Le phénomène du "Kahl" ou "dinosaure" : un frein réel au progrès en Algérie ?

Le terme Kahl (vieux) ou dinosaure est devenu une tendance sur les réseaux sociaux, mais derrière l’humour se cache un vrai blocage qui freine l’innovation et la modernisation en Algérie.
07-08-2025
Mise à jour le : 09 Aou 2025 11:47
Introduction
Sur les réseaux sociaux algériens, on entend souvent le terme “Kahl” (ou parfois “dinosaure”) pour désigner une personne perçue comme déconnectée, réfractaire au changement ou hostile aux nouvelles idées.
Au départ, c’est une expression humoristique, mais derrière la blague se cache un vrai problème : dans beaucoup d’entreprises et d’organisations, cette mentalité peut freiner l’innovation, bloquer la modernisation et faire fuir les talents.
Et contrairement à ce que certains pensent, ce n’est pas une question d’âge.
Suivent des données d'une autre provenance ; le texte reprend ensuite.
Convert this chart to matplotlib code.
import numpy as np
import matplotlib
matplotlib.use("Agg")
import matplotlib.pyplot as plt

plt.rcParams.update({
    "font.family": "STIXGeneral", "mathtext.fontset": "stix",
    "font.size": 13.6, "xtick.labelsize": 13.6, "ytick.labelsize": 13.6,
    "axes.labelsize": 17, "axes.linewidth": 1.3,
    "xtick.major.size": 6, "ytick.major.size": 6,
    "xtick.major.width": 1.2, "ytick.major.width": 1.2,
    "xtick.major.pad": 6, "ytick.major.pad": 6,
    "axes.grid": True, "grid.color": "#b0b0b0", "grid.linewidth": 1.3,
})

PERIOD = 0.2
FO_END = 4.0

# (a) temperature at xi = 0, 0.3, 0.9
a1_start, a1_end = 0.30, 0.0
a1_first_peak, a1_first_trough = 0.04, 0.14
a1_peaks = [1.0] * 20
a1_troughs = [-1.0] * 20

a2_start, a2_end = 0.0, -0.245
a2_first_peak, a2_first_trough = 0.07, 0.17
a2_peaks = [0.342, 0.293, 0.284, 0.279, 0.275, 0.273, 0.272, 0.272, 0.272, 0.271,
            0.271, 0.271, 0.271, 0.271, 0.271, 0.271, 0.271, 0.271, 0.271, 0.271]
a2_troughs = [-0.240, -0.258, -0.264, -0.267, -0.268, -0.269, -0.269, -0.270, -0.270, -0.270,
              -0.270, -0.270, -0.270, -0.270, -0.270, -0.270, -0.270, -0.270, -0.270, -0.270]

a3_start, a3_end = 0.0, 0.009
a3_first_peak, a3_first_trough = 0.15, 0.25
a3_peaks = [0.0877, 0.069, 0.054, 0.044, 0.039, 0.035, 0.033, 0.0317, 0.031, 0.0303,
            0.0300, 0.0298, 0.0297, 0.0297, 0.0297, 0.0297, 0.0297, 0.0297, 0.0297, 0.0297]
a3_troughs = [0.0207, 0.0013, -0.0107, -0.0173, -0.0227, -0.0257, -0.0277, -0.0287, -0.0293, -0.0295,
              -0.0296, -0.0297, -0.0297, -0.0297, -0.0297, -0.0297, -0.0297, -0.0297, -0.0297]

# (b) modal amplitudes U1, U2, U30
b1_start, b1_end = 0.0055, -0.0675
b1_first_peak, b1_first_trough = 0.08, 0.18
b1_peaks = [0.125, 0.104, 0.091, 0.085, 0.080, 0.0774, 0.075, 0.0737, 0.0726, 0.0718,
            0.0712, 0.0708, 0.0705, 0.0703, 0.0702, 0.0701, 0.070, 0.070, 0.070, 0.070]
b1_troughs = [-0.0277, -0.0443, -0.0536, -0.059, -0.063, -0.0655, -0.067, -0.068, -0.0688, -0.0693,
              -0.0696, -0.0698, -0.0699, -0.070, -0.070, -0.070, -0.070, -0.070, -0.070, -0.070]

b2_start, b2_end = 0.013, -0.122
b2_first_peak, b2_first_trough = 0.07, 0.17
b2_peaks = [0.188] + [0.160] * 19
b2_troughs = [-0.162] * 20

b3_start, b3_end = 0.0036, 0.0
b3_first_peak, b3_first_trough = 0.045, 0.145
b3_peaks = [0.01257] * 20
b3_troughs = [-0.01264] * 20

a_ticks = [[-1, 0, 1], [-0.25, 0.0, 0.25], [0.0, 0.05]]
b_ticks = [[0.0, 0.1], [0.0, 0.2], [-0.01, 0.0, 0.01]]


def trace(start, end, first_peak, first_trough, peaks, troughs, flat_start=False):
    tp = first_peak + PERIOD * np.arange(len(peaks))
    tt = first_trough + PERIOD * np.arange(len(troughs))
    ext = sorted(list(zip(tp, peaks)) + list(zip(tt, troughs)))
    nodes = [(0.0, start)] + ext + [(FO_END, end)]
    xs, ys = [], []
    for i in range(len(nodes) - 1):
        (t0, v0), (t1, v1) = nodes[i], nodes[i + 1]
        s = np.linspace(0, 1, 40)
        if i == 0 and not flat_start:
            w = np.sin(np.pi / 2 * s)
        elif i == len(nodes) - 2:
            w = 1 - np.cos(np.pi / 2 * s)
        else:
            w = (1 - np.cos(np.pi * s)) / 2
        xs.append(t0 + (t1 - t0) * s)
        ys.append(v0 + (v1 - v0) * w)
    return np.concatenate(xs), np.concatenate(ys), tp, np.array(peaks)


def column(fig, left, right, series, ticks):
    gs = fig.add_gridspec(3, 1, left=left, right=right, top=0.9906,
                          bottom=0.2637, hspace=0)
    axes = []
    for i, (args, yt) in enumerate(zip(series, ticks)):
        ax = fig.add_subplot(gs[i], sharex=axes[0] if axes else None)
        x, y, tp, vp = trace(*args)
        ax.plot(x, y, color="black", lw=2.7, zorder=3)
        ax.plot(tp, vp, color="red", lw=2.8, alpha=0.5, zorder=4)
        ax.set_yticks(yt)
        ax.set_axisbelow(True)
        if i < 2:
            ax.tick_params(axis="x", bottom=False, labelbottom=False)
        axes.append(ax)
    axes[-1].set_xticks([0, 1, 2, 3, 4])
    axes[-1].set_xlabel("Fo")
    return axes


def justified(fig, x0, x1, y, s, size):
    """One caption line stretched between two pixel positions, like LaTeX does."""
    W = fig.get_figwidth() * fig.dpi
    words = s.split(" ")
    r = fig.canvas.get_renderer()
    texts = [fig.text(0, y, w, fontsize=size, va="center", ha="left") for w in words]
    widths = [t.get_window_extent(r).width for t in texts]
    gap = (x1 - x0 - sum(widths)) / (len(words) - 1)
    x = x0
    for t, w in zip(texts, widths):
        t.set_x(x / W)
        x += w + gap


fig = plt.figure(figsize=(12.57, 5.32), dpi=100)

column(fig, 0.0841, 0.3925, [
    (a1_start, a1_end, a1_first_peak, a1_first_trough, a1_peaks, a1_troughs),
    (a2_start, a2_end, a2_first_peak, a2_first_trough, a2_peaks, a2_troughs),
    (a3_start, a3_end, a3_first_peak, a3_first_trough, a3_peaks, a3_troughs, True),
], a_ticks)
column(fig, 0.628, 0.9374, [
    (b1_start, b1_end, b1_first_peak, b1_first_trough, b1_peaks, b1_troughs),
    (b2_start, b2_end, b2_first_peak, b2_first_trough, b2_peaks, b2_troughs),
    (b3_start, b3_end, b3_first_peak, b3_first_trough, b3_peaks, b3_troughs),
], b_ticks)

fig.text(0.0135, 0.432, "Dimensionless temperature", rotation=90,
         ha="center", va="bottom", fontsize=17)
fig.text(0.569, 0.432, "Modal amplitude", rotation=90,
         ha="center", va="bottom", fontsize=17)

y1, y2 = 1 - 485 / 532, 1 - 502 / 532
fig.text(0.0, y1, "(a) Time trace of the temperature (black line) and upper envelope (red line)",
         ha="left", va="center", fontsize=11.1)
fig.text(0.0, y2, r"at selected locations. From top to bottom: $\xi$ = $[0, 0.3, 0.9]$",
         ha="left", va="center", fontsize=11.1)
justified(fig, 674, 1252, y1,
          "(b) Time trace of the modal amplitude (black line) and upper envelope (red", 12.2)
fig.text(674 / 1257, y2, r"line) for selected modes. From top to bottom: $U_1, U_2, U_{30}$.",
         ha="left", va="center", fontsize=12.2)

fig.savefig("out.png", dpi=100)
C’est avant tout une question d’état d’esprit.
Qui est vraiment le “Kahl” ?
Le “kahl” n’est pas forcément :
- Le plus âgé dans la pièce.
- Le dirigeant ou le manager.
- Un ancien qui ne comprend pas TikTok.
Non.
Le “kahl” peut être n’importe qui. C’est avant tout une mentalité qui consiste à dire “On a toujours fait comme ça, pourquoi changer ?”.
Exemples :
- Un employé (jeune ou vieux) qui bloque un projet de digitalisation pour protéger ses habitudes ou ses avantages.
- Un membre du grand public qui refuse d’utiliser un service en ligne, par peur ou par méfiance.
- Un parent qui répète à son enfant : “L’ordinateur, c’est une perte de temps” — comme dans mon expérience personnelle, quand mon père (Allah yerhmou) me disait exactement ça.
- Un enseignant qui interdit les outils numériques dans ses cours, par crainte de “perdre le contrôle”.
Pourquoi ce phénomène existe ?
Les causes sont multiples et souvent sociales avant d’être techniques :
- Méfiance générationnelle
Les jeunes maîtrisent les technologies, mais le pouvoir décisionnel est souvent entre les mains de ceux qui n’en ont pas l’usage ou qui en ont peur. - Communication coupée entre générations
Le transfert de savoir ne se fait pas bien. Les anciens pensent que les jeunes ne les écoutent pas, et les jeunes pensent que les anciens sont “hors sujet”. - Digitalisation mal intégrée
En Algérie, la transition numérique n’a pas été progressive. Une partie de la population est restée déconnectée pendant que l’autre adoptait massivement les nouvelles technologies. - Peur de perdre sa place
L’innovation peut être perçue comme une menace directe pour certains statuts. - Manque de reconnaissance mutuelle
Les jeunes ne valorisent pas toujours l’expérience, et les anciens ne valorisent pas toujours la maîtrise technique.
Conséquences concrètes
Le “kahlisme” n’est pas juste agaçant, il a un impact direct :
- Blocage de l’innovation : les projets restent sur papier.
- Fuite des talents : les jeunes motivés partent ailleurs.
- Retard technologique : on reste spectateurs pendant que le monde avance.
- Décisions basées sur l’habitude : au lieu d’être basées sur des données ou des opportunités.
Comment sortir du piège ?
Il ne s’agit pas de “gagner” une guerre des générations, mais de créer un pont entre elles.
Pistes d’action :
- Donner de la place aux jeunes dans la prise de décision
Même à petite échelle, impliquer les nouvelles générations crée de la responsabilité et de la motivation. - Responsabiliser les jeunes
Les “kahls” justifient souvent leur résistance par le manque d’expérience des jeunes. À ces derniers de prouver leur sérieux, tout en restant à l’écoute de ceux qui ont déjà traversé plusieurs crises. - Former et sensibiliser les “kahls”
Leur faire découvrir la technologie par des canaux de confiance (et pas uniquement par les réseaux sociaux), en expliquant les opportunités réelles qu’elle offre. - Créer un échange équilibré
La technique seule ne suffit pas. Les jeunes doivent comprendre que l’expérience humaine, la patience et la vision long terme sont aussi essentielles que l’innovation.
Conclusion
Le phénomène du “kahl” est en réalité le symptôme d’une société en mutation.
La tension entre générations prouve qu’il y a du mouvement, mais si la fracture devient trop profonde, elle peut ralentir tout le pays.
Le “kahl” n’est pas condamné à rester un frein : il peut devenir un atout s’il accepte de s’adapter.
Le jeune, lui, doit comprendre que la technologie n’est qu’un outil, et que l’ouverture d’esprit passe aussi par l’écoute et la compréhension des expériences passées.
“Avant de juger, il faut comprendre.”